I am not aware of a definitive answer to your question either in the statutes or in case law, but I can set out likely parameters for making such a determination. The following excerpt from 35 USC section 102 most directly addresses the issues relevant to your question:
A person shall be entitled to a patent unless—
(a) the invention was known or used by others in this country, or patented or described in a printed publication in this or a foreign country, before the invention thereof by the applicant for patent, or
(b) the invention was patented or described in a printed publication in this or a foreign country or in public use or on sale in this country, more than one year prior to the date of the application for patent in the United States, or ...
There are other limiting factors that are pertinent to your question. The key question, already addressed earlier, is whether the YouTube video can be proven to be prior to the date of the claimed invention. I don't know enough about the innards of the YouTube system to know whether definitive proof is available, though I suspect it is - provided that the Google folks will cooperate in demonstrating the actual publication date of the video.

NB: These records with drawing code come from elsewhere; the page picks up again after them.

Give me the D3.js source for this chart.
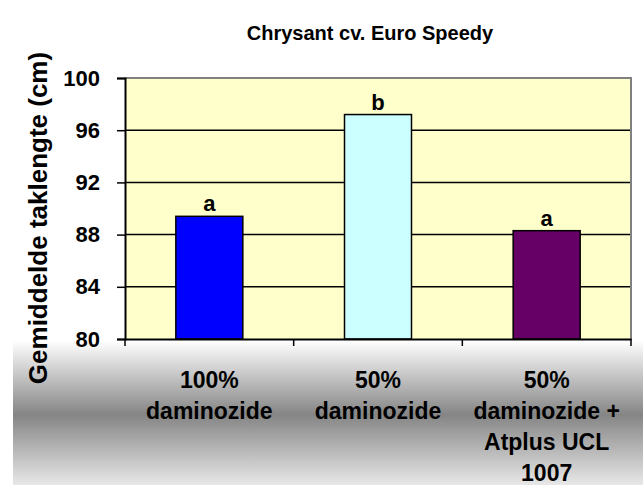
<!DOCTYPE html>
<html>
<head>
<meta charset="utf-8">
<script src="https://cdn.jsdelivr.net/npm/d3@7"></script>
<style>
  html, body { margin: 0; padding: 0; background: #fff; }
  svg { display: block; }
  text { font-family: Arial, "Liberation Sans", sans-serif; font-weight: bold; fill: #000; }
</style>
</head>
<body>
<svg id="chart" width="643" height="485"></svg>
<script>
const categories = [
  ["100%", "daminozide"],
  ["50%", "daminozide"],
  ["50%", "daminozide +", "Atplus UCL", "1007"]
];
const values = [89.4, 97.2, 88.3];
const letters = ["a", "b", "a"];
const barColors = ["#0000FF", "#CCFFFF", "#660066"];
const yTicks = [80, 84, 88, 92, 96, 100];
const title = "Chrysant cv. Euro Speedy";
const yTitle = "Gemiddelde taklengte (cm)";

const W = 643, H = 485;
const m = { left: 125, right: 12, top: 78, bottom: 146 };
const svg = d3.select("#chart");

// background gradient at bottom
const defs = svg.append("defs");
const grad = defs.append("linearGradient").attr("id", "bg").attr("x1", 0).attr("y1", 0).attr("x2", 0).attr("y2", 1);
grad.append("stop").attr("offset", "0%").attr("stop-color", "#ffffff");
grad.append("stop").attr("offset", "22%").attr("stop-color", "#ffffff");
grad.append("stop").attr("offset", "62%").attr("stop-color", "#858585");
grad.append("stop").attr("offset", "100%").attr("stop-color", "#e8e8e8");
svg.append("rect").attr("x", 13).attr("y", 300).attr("width", W - 13).attr("height", H - 300).attr("fill", "url(#bg)");

const x = d3.scaleBand().domain(d3.range(categories.length)).range([m.left, W - m.right]).paddingInner(0).paddingOuter(0);
const y = d3.scaleLinear().domain([80, 100]).range([H - m.bottom, m.top]);

const x0 = m.left, x1 = W - m.right, y0 = y(80), y1 = y(100);

// plot area
svg.append("rect").attr("x", x0).attr("y", y1).attr("width", x1 - x0).attr("height", y0 - y1)
  .attr("fill", "#FFFFCC");

// gridlines
svg.append("g").selectAll("line").data(yTicks.filter(t => t > 80 && t < 100)).join("line")
  .attr("x1", x0).attr("x2", x1).attr("y1", d => y(d)).attr("y2", d => y(d))
  .attr("stroke", "#000").attr("stroke-width", 1.5);

// border top/right
svg.append("path").attr("d", `M${x0},${y1}H${x1}V${y0}`).attr("fill", "none").attr("stroke", "#808080").attr("stroke-width", 2);

// bars
const bw = 67;
svg.append("g").selectAll("rect").data(values).join("rect")
  .attr("x", (d, i) => x(i) + x.bandwidth() / 2 - bw / 2)
  .attr("width", bw)
  .attr("y", d => y(d))
  .attr("height", d => y0 - y(d))
  .attr("fill", (d, i) => barColors[i])
  .attr("stroke", "#000").attr("stroke-width", 1.5);

// letters
svg.append("g").selectAll("text").data(values).join("text")
  .attr("x", (d, i) => x(i) + x.bandwidth() / 2)
  .attr("y", d => y(d) - 5)
  .attr("text-anchor", "middle").attr("font-size", 22)
  .text((d, i) => letters[i]);

// y axis
const yAxis = d3.axisLeft(y).tickValues(yTicks).tickSize(8).tickPadding(17);
const gy = svg.append("g").attr("transform", `translate(${x0},0)`).call(yAxis);
gy.select(".domain").attr("stroke", "#000").attr("stroke-width", 2);
gy.selectAll(".tick line").attr("stroke", "#000").attr("stroke-width", 1.5);
gy.selectAll(".tick text").attr("font-size", 22).attr("font-family", "Arial, 'Liberation Sans', sans-serif").attr("font-weight", "bold").attr("fill", "#000");

// x axis
const xAxis = d3.axisBottom(x).tickValues([]).tickSize(0);
const gx = svg.append("g").attr("transform", `translate(0,${y0})`).call(xAxis);
gx.select(".domain").attr("stroke", "#000").attr("stroke-width", 2);
const bounds = d3.range(categories.length + 1).map(i => i < categories.length ? x(i) : x1);
gx.selectAll("line.tk").data(bounds).join("line").attr("class", "tk")
  .attr("x1", d => d).attr("x2", d => d).attr("y1", 0).attr("y2", 7)
  .attr("stroke", "#000").attr("stroke-width", 1.5);

// x labels
const lab = svg.append("g");
categories.forEach((lines, i) => {
  const t = lab.append("text").attr("text-anchor", "middle").attr("font-size", 23);
  lines.forEach((ln, j) => {
    t.append("tspan").attr("x", x(i) + x.bandwidth() / 2).attr("y", 388 + j * 31).text(ln);
  });
});

// title
svg.append("text").attr("x", 370).attr("y", 40).attr("text-anchor", "middle").attr("font-size", 20).text(title);

// y title
svg.append("text").attr("transform", `translate(47,218) rotate(-90)`).attr("text-anchor", "middle").attr("font-size", 26).text(yTitle);
</script>
</body>
</html>
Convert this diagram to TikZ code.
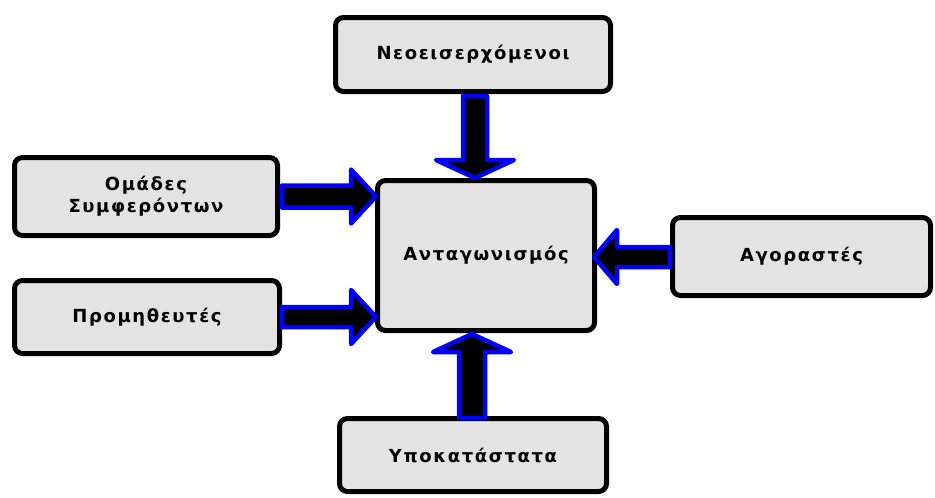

There is plenty of room for argument from the other side as to whether posting on YouTube is "publication" for purposes of the statute. Also, given the nature of the medium, it may be difficult to establish that the video is "truthy." Remember the videos showing fantastic basketball shots and people launched through hoops? It is also possible to misinterpret what a video actually represents, for example whether it shows an actual working process or a mockup such as stop motion animation.
It comes down to proof - convincing a court as to the factual nature of the video and the date of its publication.